- **EXERCISE BRIEF**: Word for word, quote all of the material, omitting the pictures.

_ _ _

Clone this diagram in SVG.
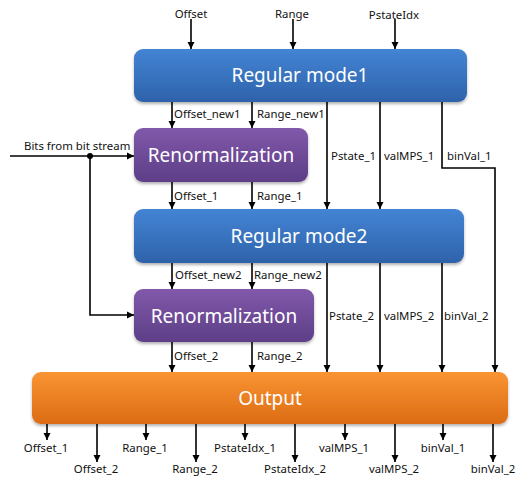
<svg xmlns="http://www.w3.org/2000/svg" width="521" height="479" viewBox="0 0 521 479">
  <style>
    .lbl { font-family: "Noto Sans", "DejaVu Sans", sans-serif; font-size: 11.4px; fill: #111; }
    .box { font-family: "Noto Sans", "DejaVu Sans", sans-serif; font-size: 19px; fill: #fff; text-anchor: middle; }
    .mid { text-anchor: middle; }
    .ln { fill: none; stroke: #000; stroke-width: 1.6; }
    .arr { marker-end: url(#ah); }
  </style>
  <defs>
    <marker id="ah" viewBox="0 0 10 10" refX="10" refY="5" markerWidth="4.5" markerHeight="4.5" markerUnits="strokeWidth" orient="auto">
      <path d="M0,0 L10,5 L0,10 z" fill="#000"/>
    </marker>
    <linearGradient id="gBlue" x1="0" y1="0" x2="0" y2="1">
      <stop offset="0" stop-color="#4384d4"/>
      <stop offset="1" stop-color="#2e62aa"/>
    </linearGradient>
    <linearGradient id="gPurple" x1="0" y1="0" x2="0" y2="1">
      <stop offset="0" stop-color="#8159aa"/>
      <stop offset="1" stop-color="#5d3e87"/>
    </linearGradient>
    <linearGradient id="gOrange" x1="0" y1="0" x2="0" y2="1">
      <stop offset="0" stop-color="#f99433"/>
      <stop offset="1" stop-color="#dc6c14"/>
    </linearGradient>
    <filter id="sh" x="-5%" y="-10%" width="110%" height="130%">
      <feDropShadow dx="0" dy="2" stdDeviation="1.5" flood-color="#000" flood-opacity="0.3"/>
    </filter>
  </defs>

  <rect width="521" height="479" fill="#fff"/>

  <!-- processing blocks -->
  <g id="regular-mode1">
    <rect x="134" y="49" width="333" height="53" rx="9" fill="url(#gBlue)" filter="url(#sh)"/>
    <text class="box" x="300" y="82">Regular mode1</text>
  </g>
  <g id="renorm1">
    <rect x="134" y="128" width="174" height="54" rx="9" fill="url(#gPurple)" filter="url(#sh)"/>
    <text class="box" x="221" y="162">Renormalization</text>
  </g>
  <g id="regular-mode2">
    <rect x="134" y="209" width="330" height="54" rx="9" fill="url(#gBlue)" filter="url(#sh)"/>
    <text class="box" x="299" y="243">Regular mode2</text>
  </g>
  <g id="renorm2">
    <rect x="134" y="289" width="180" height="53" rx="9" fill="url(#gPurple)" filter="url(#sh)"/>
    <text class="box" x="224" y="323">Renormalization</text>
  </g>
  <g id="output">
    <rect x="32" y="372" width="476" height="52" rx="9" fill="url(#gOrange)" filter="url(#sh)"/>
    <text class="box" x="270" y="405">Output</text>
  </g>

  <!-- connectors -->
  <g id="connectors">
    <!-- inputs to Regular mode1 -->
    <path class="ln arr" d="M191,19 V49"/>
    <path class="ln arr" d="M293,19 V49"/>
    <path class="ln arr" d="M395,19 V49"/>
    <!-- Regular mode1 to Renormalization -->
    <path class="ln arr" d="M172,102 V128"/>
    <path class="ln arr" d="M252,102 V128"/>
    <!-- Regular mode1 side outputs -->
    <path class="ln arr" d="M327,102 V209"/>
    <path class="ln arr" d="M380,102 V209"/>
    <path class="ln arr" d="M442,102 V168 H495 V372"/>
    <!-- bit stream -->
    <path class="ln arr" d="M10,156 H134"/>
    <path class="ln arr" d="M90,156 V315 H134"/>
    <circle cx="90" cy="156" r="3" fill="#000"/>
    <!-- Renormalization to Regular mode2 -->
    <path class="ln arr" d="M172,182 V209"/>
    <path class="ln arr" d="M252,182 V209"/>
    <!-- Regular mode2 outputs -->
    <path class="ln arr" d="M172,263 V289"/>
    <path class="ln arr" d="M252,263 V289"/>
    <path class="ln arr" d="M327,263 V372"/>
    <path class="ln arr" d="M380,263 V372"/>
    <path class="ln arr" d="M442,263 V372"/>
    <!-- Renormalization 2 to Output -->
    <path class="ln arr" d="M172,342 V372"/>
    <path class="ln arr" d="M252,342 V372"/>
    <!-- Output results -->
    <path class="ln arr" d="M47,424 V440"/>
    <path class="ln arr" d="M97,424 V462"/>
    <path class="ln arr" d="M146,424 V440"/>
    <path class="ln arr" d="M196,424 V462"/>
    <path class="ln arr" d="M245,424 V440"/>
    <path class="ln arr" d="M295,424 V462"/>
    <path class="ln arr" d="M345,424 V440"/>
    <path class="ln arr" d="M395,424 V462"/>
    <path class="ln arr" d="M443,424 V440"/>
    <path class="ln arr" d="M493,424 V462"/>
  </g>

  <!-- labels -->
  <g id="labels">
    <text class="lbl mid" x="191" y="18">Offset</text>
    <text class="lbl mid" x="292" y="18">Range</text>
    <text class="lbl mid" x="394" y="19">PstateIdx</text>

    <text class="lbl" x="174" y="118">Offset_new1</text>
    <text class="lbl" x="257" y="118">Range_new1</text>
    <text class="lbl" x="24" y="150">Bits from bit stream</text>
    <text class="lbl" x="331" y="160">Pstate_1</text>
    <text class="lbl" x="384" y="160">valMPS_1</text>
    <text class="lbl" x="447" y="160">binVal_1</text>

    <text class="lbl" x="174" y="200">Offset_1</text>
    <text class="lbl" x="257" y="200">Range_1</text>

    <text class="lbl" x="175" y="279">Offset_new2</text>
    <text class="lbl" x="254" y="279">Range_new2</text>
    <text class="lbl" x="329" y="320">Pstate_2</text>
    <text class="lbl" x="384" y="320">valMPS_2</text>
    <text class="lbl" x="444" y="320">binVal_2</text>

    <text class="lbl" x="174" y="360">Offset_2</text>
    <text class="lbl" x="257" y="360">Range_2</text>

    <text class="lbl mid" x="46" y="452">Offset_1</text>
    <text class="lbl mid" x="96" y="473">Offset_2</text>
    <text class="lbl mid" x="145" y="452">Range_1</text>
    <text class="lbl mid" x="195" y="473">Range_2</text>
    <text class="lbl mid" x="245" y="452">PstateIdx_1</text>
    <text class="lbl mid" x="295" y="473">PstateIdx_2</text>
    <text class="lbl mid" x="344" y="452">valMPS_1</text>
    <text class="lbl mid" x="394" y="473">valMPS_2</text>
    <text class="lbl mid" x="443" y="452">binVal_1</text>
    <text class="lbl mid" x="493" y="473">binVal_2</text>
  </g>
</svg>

_ _ _

- **EXPECTED ANSWER**:
Clone this diagram in SVG.
<svg xmlns="http://www.w3.org/2000/svg" width="521" height="479" viewBox="0 0 521 479">
  <style>
    .lbl { font-family: "Noto Sans", "DejaVu Sans", sans-serif; font-size: 11.4px; fill: #111; }
    .box { font-family: "Noto Sans", "DejaVu Sans", sans-serif; font-size: 19px; fill: #fff; text-anchor: middle; }
    .mid { text-anchor: middle; }
    .ln { fill: none; stroke: #000; stroke-width: 1.6; }
    .arr { marker-end: url(#ah); }
  </style>
  <defs>
    <marker id="ah" viewBox="0 0 10 10" refX="10" refY="5" markerWidth="4.5" markerHeight="4.5" markerUnits="strokeWidth" orient="auto">
      <path d="M0,0 L10,5 L0,10 z" fill="#000"/>
    </marker>
    <linearGradient id="gBlue" x1="0" y1="0" x2="0" y2="1">
      <stop offset="0" stop-color="#4384d4"/>
      <stop offset="1" stop-color="#2e62aa"/>
    </linearGradient>
    <linearGradient id="gPurple" x1="0" y1="0" x2="0" y2="1">
      <stop offset="0" stop-color="#8159aa"/>
      <stop offset="1" stop-color="#5d3e87"/>
    </linearGradient>
    <linearGradient id="gOrange" x1="0" y1="0" x2="0" y2="1">
      <stop offset="0" stop-color="#f99433"/>
      <stop offset="1" stop-color="#dc6c14"/>
    </linearGradient>
    <filter id="sh" x="-5%" y="-10%" width="110%" height="130%">
      <feDropShadow dx="0" dy="2" stdDeviation="1.5" flood-color="#000" flood-opacity="0.3"/>
    </filter>
  </defs>

  <rect width="521" height="479" fill="#fff"/>

  <!-- processing blocks -->
  <g id="regular-mode1">
    <rect x="134" y="49" width="333" height="53" rx="9" fill="url(#gBlue)" filter="url(#sh)"/>
    <text class="box" x="300" y="82">Regular mode1</text>
  </g>
  <g id="renorm1">
    <rect x="134" y="128" width="174" height="54" rx="9" fill="url(#gPurple)" filter="url(#sh)"/>
    <text class="box" x="221" y="162">Renormalization</text>
  </g>
  <g id="regular-mode2">
    <rect x="134" y="209" width="330" height="54" rx="9" fill="url(#gBlue)" filter="url(#sh)"/>
    <text class="box" x="299" y="243">Regular mode2</text>
  </g>
  <g id="renorm2">
    <rect x="134" y="289" width="180" height="53" rx="9" fill="url(#gPurple)" filter="url(#sh)"/>
    <text class="box" x="224" y="323">Renormalization</text>
  </g>
  <g id="output">
    <rect x="32" y="372" width="476" height="52" rx="9" fill="url(#gOrange)" filter="url(#sh)"/>
    <text class="box" x="270" y="405">Output</text>
  </g>

  <!-- connectors -->
  <g id="connectors">
    <!-- inputs to Regular mode1 -->
    <path class="ln arr" d="M191,19 V49"/>
    <path class="ln arr" d="M293,19 V49"/>
    <path class="ln arr" d="M395,19 V49"/>
    <!-- Regular mode1 to Renormalization -->
    <path class="ln arr" d="M172,102 V128"/>
    <path class="ln arr" d="M252,102 V128"/>
    <!-- Regular mode1 side outputs -->
    <path class="ln arr" d="M327,102 V209"/>
    <path class="ln arr" d="M380,102 V209"/>
    <path class="ln arr" d="M442,102 V168 H495 V372"/>
    <!-- bit stream -->
    <path class="ln arr" d="M10,156 H134"/>
    <path class="ln arr" d="M90,156 V315 H134"/>
    <circle cx="90" cy="156" r="3" fill="#000"/>
    <!-- Renormalization to Regular mode2 -->
    <path class="ln arr" d="M172,182 V209"/>
    <path class="ln arr" d="M252,182 V209"/>
    <!-- Regular mode2 outputs -->
    <path class="ln arr" d="M172,263 V289"/>
    <path class="ln arr" d="M252,263 V289"/>
    <path class="ln arr" d="M327,263 V372"/>
    <path class="ln arr" d="M380,263 V372"/>
    <path class="ln arr" d="M442,263 V372"/>
    <!-- Renormalization 2 to Output -->
    <path class="ln arr" d="M172,342 V372"/>
    <path class="ln arr" d="M252,342 V372"/>
    <!-- Output results -->
    <path class="ln arr" d="M47,424 V440"/>
    <path class="ln arr" d="M97,424 V462"/>
    <path class="ln arr" d="M146,424 V440"/>
    <path class="ln arr" d="M196,424 V462"/>
    <path class="ln arr" d="M245,424 V440"/>
    <path class="ln arr" d="M295,424 V462"/>
    <path class="ln arr" d="M345,424 V440"/>
    <path class="ln arr" d="M395,424 V462"/>
    <path class="ln arr" d="M443,424 V440"/>
    <path class="ln arr" d="M493,424 V462"/>
  </g>

  <!-- labels -->
  <g id="labels">
    <text class="lbl mid" x="191" y="18">Offset</text>
    <text class="lbl mid" x="292" y="18">Range</text>
    <text class="lbl mid" x="394" y="19">PstateIdx</text>

    <text class="lbl" x="174" y="118">Offset_new1</text>
    <text class="lbl" x="257" y="118">Range_new1</text>
    <text class="lbl" x="24" y="150">Bits from bit stream</text>
    <text class="lbl" x="331" y="160">Pstate_1</text>
    <text class="lbl" x="384" y="160">valMPS_1</text>
    <text class="lbl" x="447" y="160">binVal_1</text>

    <text class="lbl" x="174" y="200">Offset_1</text>
    <text class="lbl" x="257" y="200">Range_1</text>

    <text class="lbl" x="175" y="279">Offset_new2</text>
    <text class="lbl" x="254" y="279">Range_new2</text>
    <text class="lbl" x="329" y="320">Pstate_2</text>
    <text class="lbl" x="384" y="320">valMPS_2</text>
    <text class="lbl" x="444" y="320">binVal_2</text>

    <text class="lbl" x="174" y="360">Offset_2</text>
    <text class="lbl" x="257" y="360">Range_2</text>

    <text class="lbl mid" x="46" y="452">Offset_1</text>
    <text class="lbl mid" x="96" y="473">Offset_2</text>
    <text class="lbl mid" x="145" y="452">Range_1</text>
    <text class="lbl mid" x="195" y="473">Range_2</text>
    <text class="lbl mid" x="245" y="452">PstateIdx_1</text>
    <text class="lbl mid" x="295" y="473">PstateIdx_2</text>
    <text class="lbl mid" x="344" y="452">valMPS_1</text>
    <text class="lbl mid" x="394" y="473">valMPS_2</text>
    <text class="lbl mid" x="443" y="452">binVal_1</text>
    <text class="lbl mid" x="493" y="473">binVal_2</text>
  </g>
</svg>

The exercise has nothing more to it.